►
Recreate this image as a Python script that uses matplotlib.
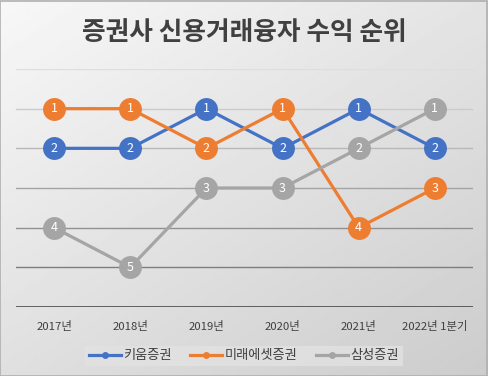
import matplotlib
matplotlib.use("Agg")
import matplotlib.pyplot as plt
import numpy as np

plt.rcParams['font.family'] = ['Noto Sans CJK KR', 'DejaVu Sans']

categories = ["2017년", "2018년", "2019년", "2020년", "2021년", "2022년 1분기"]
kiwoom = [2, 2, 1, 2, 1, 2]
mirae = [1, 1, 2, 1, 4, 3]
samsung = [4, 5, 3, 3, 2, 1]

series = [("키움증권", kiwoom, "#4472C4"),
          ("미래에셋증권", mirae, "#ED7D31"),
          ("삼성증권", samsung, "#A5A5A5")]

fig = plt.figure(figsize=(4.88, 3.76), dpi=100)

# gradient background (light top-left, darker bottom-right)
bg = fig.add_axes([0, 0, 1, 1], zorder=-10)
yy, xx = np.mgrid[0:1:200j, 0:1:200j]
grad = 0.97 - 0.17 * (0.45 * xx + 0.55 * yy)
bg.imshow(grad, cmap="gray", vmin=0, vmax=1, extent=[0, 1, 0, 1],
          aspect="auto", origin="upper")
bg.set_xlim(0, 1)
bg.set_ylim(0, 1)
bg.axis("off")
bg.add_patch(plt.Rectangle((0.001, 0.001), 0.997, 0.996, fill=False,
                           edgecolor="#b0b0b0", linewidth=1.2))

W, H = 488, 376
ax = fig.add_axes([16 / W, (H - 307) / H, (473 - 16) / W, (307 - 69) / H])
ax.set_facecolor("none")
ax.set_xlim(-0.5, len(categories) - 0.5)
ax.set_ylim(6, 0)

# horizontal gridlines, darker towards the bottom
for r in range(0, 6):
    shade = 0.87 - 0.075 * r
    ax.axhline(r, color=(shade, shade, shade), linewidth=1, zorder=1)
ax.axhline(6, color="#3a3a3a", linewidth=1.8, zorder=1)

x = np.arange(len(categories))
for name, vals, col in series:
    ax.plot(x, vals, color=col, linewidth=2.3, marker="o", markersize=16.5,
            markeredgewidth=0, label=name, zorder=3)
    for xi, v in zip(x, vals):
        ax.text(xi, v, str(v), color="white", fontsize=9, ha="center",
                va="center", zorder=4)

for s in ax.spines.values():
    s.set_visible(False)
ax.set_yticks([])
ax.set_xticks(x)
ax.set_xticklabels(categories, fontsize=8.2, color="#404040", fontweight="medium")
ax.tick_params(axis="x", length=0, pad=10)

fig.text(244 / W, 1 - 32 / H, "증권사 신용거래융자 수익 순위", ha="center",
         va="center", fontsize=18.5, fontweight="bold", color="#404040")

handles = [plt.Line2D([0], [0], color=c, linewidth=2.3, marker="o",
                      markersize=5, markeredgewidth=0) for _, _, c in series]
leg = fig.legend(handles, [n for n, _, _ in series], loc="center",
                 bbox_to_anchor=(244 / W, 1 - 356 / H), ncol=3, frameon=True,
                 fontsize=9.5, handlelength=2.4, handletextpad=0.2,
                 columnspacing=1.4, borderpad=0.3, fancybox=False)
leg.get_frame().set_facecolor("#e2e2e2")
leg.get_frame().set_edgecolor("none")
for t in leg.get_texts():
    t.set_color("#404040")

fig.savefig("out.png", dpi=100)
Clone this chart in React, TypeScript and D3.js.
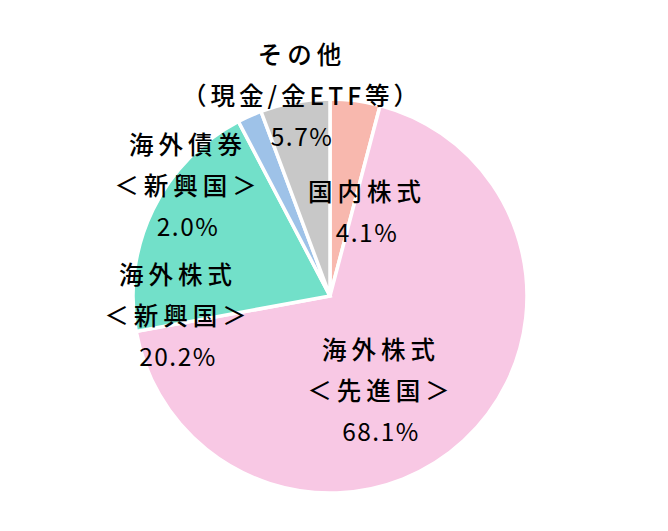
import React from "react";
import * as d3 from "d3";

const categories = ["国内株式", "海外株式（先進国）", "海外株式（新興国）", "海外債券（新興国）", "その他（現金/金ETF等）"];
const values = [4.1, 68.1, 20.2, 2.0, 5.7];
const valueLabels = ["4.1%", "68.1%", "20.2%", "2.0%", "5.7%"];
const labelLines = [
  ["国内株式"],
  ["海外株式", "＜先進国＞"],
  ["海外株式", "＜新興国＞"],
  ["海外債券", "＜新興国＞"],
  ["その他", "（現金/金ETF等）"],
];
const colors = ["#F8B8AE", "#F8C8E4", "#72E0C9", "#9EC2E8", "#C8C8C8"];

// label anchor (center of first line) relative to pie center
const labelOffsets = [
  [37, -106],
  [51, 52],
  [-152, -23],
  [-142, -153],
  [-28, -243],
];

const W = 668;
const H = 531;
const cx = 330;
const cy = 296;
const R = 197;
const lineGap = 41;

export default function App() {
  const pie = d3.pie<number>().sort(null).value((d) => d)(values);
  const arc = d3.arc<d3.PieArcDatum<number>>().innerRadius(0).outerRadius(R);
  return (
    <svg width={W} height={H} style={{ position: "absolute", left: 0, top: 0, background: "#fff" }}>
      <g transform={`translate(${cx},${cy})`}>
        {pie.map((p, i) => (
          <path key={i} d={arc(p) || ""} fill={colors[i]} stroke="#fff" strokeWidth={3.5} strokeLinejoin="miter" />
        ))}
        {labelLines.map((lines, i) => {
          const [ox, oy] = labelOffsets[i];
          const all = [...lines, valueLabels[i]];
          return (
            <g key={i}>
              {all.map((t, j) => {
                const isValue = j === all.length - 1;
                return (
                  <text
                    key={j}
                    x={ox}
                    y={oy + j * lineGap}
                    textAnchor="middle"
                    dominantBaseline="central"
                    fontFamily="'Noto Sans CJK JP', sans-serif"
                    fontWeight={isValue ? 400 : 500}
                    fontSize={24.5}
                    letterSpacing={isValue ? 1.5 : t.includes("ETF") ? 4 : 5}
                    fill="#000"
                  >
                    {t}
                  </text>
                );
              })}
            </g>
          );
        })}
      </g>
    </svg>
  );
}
◄
BRIEF — Return each line exactly as written. Any picture gets left out.

ANSWER BELOW —
Recreate this image as a Python script that uses matplotlib.
import matplotlib
matplotlib.use("Agg")
import matplotlib.pyplot as plt
import numpy as np

plt.rcParams['font.family'] = ['Noto Sans CJK KR', 'DejaVu Sans']

categories = ["2017년", "2018년", "2019년", "2020년", "2021년", "2022년 1분기"]
kiwoom = [2, 2, 1, 2, 1, 2]
mirae = [1, 1, 2, 1, 4, 3]
samsung = [4, 5, 3, 3, 2, 1]

series = [("키움증권", kiwoom, "#4472C4"),
          ("미래에셋증권", mirae, "#ED7D31"),
          ("삼성증권", samsung, "#A5A5A5")]

fig = plt.figure(figsize=(4.88, 3.76), dpi=100)

# gradient background (light top-left, darker bottom-right)
bg = fig.add_axes([0, 0, 1, 1], zorder=-10)
yy, xx = np.mgrid[0:1:200j, 0:1:200j]
grad = 0.97 - 0.17 * (0.45 * xx + 0.55 * yy)
bg.imshow(grad, cmap="gray", vmin=0, vmax=1, extent=[0, 1, 0, 1],
          aspect="auto", origin="upper")
bg.set_xlim(0, 1)
bg.set_ylim(0, 1)
bg.axis("off")
bg.add_patch(plt.Rectangle((0.001, 0.001), 0.997, 0.996, fill=False,
                           edgecolor="#b0b0b0", linewidth=1.2))

W, H = 488, 376
ax = fig.add_axes([16 / W, (H - 307) / H, (473 - 16) / W, (307 - 69) / H])
ax.set_facecolor("none")
ax.set_xlim(-0.5, len(categories) - 0.5)
ax.set_ylim(6, 0)

# horizontal gridlines, darker towards the bottom
for r in range(0, 6):
    shade = 0.87 - 0.075 * r
    ax.axhline(r, color=(shade, shade, shade), linewidth=1, zorder=1)
ax.axhline(6, color="#3a3a3a", linewidth=1.8, zorder=1)

x = np.arange(len(categories))
for name, vals, col in series:
    ax.plot(x, vals, color=col, linewidth=2.3, marker="o", markersize=16.5,
            markeredgewidth=0, label=name, zorder=3)
    for xi, v in zip(x, vals):
        ax.text(xi, v, str(v), color="white", fontsize=9, ha="center",
                va="center", zorder=4)

for s in ax.spines.values():
    s.set_visible(False)
ax.set_yticks([])
ax.set_xticks(x)
ax.set_xticklabels(categories, fontsize=8.2, color="#404040", fontweight="medium")
ax.tick_params(axis="x", length=0, pad=10)

fig.text(244 / W, 1 - 32 / H, "증권사 신용거래융자 수익 순위", ha="center",
         va="center", fontsize=18.5, fontweight="bold", color="#404040")

handles = [plt.Line2D([0], [0], color=c, linewidth=2.3, marker="o",
                      markersize=5, markeredgewidth=0) for _, _, c in series]
leg = fig.legend(handles, [n for n, _, _ in series], loc="center",
                 bbox_to_anchor=(244 / W, 1 - 356 / H), ncol=3, frameon=True,
                 fontsize=9.5, handlelength=2.4, handletextpad=0.2,
                 columnspacing=1.4, borderpad=0.3, fancybox=False)
leg.get_frame().set_facecolor("#e2e2e2")
leg.get_frame().set_edgecolor("none")
for t in leg.get_texts():
    t.set_color("#404040")

fig.savefig("out.png", dpi=100)
Clone this chart in React, TypeScript and D3.js.
import React from "react";
import * as d3 from "d3";

const categories = ["国内株式", "海外株式（先進国）", "海外株式（新興国）", "海外債券（新興国）", "その他（現金/金ETF等）"];
const values = [4.1, 68.1, 20.2, 2.0, 5.7];
const valueLabels = ["4.1%", "68.1%", "20.2%", "2.0%", "5.7%"];
const labelLines = [
  ["国内株式"],
  ["海外株式", "＜先進国＞"],
  ["海外株式", "＜新興国＞"],
  ["海外債券", "＜新興国＞"],
  ["その他", "（現金/金ETF等）"],
];
const colors = ["#F8B8AE", "#F8C8E4", "#72E0C9", "#9EC2E8", "#C8C8C8"];

// label anchor (center of first line) relative to pie center
const labelOffsets = [
  [37, -106],
  [51, 52],
  [-152, -23],
  [-142, -153],
  [-28, -243],
];

const W = 668;
const H = 531;
const cx = 330;
const cy = 296;
const R = 197;
const lineGap = 41;

export default function App() {
  const pie = d3.pie<number>().sort(null).value((d) => d)(values);
  const arc = d3.arc<d3.PieArcDatum<number>>().innerRadius(0).outerRadius(R);
  return (
    <svg width={W} height={H} style={{ position: "absolute", left: 0, top: 0, background: "#fff" }}>
      <g transform={`translate(${cx},${cy})`}>
        {pie.map((p, i) => (
          <path key={i} d={arc(p) || ""} fill={colors[i]} stroke="#fff" strokeWidth={3.5} strokeLinejoin="miter" />
        ))}
        {labelLines.map((lines, i) => {
          const [ox, oy] = labelOffsets[i];
          const all = [...lines, valueLabels[i]];
          return (
            <g key={i}>
              {all.map((t, j) => {
                const isValue = j === all.length - 1;
                return (
                  <text
                    key={j}
                    x={ox}
                    y={oy + j * lineGap}
                    textAnchor="middle"
                    dominantBaseline="central"
                    fontFamily="'Noto Sans CJK JP', sans-serif"
                    fontWeight={isValue ? 400 : 500}
                    fontSize={24.5}
                    letterSpacing={isValue ? 1.5 : t.includes("ETF") ? 4 : 5}
                    fill="#000"
                  >
                    {t}
                  </text>
                );
              })}
            </g>
          );
        })}
      </g>
    </svg>
  );
}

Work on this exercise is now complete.